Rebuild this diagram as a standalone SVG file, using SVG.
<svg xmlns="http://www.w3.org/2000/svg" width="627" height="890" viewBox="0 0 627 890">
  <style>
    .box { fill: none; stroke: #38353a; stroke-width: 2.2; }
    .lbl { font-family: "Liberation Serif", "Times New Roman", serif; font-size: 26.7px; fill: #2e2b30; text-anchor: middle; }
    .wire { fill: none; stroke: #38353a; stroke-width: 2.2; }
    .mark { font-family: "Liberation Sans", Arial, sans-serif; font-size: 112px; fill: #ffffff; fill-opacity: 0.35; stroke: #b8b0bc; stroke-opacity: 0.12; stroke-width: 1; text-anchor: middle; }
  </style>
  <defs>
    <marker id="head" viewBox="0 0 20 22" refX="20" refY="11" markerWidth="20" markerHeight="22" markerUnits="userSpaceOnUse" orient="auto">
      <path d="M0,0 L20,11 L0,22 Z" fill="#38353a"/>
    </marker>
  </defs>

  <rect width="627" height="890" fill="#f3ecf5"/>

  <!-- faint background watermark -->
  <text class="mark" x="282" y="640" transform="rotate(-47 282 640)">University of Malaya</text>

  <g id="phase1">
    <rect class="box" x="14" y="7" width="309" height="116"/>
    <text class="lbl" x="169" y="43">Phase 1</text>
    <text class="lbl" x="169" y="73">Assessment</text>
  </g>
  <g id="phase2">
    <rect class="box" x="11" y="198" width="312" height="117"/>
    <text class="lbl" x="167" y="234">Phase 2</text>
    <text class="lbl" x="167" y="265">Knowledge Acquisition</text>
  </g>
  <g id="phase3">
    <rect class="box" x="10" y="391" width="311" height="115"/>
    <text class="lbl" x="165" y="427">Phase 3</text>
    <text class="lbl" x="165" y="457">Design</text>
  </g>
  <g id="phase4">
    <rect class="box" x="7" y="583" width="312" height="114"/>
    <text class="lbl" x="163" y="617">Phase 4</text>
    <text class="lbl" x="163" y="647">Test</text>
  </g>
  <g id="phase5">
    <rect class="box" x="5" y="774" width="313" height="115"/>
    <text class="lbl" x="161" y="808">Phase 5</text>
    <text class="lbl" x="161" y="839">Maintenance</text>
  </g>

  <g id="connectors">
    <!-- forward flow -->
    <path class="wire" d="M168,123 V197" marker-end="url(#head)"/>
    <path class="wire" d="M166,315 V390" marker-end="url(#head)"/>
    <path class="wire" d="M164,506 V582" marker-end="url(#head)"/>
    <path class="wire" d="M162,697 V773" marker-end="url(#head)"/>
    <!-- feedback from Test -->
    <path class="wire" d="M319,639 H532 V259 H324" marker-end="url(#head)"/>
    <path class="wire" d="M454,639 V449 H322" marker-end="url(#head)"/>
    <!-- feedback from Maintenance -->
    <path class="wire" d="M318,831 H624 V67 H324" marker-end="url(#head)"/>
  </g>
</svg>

WHAT TO WORK ON
Set down the listing above in full, please, exactly as it appears.

FINAL RESULT
Rebuild this diagram as a standalone SVG file, using SVG.
<svg xmlns="http://www.w3.org/2000/svg" width="627" height="890" viewBox="0 0 627 890">
  <style>
    .box { fill: none; stroke: #38353a; stroke-width: 2.2; }
    .lbl { font-family: "Liberation Serif", "Times New Roman", serif; font-size: 26.7px; fill: #2e2b30; text-anchor: middle; }
    .wire { fill: none; stroke: #38353a; stroke-width: 2.2; }
    .mark { font-family: "Liberation Sans", Arial, sans-serif; font-size: 112px; fill: #ffffff; fill-opacity: 0.35; stroke: #b8b0bc; stroke-opacity: 0.12; stroke-width: 1; text-anchor: middle; }
  </style>
  <defs>
    <marker id="head" viewBox="0 0 20 22" refX="20" refY="11" markerWidth="20" markerHeight="22" markerUnits="userSpaceOnUse" orient="auto">
      <path d="M0,0 L20,11 L0,22 Z" fill="#38353a"/>
    </marker>
  </defs>

  <rect width="627" height="890" fill="#f3ecf5"/>

  <!-- faint background watermark -->
  <text class="mark" x="282" y="640" transform="rotate(-47 282 640)">University of Malaya</text>

  <g id="phase1">
    <rect class="box" x="14" y="7" width="309" height="116"/>
    <text class="lbl" x="169" y="43">Phase 1</text>
    <text class="lbl" x="169" y="73">Assessment</text>
  </g>
  <g id="phase2">
    <rect class="box" x="11" y="198" width="312" height="117"/>
    <text class="lbl" x="167" y="234">Phase 2</text>
    <text class="lbl" x="167" y="265">Knowledge Acquisition</text>
  </g>
  <g id="phase3">
    <rect class="box" x="10" y="391" width="311" height="115"/>
    <text class="lbl" x="165" y="427">Phase 3</text>
    <text class="lbl" x="165" y="457">Design</text>
  </g>
  <g id="phase4">
    <rect class="box" x="7" y="583" width="312" height="114"/>
    <text class="lbl" x="163" y="617">Phase 4</text>
    <text class="lbl" x="163" y="647">Test</text>
  </g>
  <g id="phase5">
    <rect class="box" x="5" y="774" width="313" height="115"/>
    <text class="lbl" x="161" y="808">Phase 5</text>
    <text class="lbl" x="161" y="839">Maintenance</text>
  </g>

  <g id="connectors">
    <!-- forward flow -->
    <path class="wire" d="M168,123 V197" marker-end="url(#head)"/>
    <path class="wire" d="M166,315 V390" marker-end="url(#head)"/>
    <path class="wire" d="M164,506 V582" marker-end="url(#head)"/>
    <path class="wire" d="M162,697 V773" marker-end="url(#head)"/>
    <!-- feedback from Test -->
    <path class="wire" d="M319,639 H532 V259 H324" marker-end="url(#head)"/>
    <path class="wire" d="M454,639 V449 H322" marker-end="url(#head)"/>
    <!-- feedback from Maintenance -->
    <path class="wire" d="M318,831 H624 V67 H324" marker-end="url(#head)"/>
  </g>
</svg>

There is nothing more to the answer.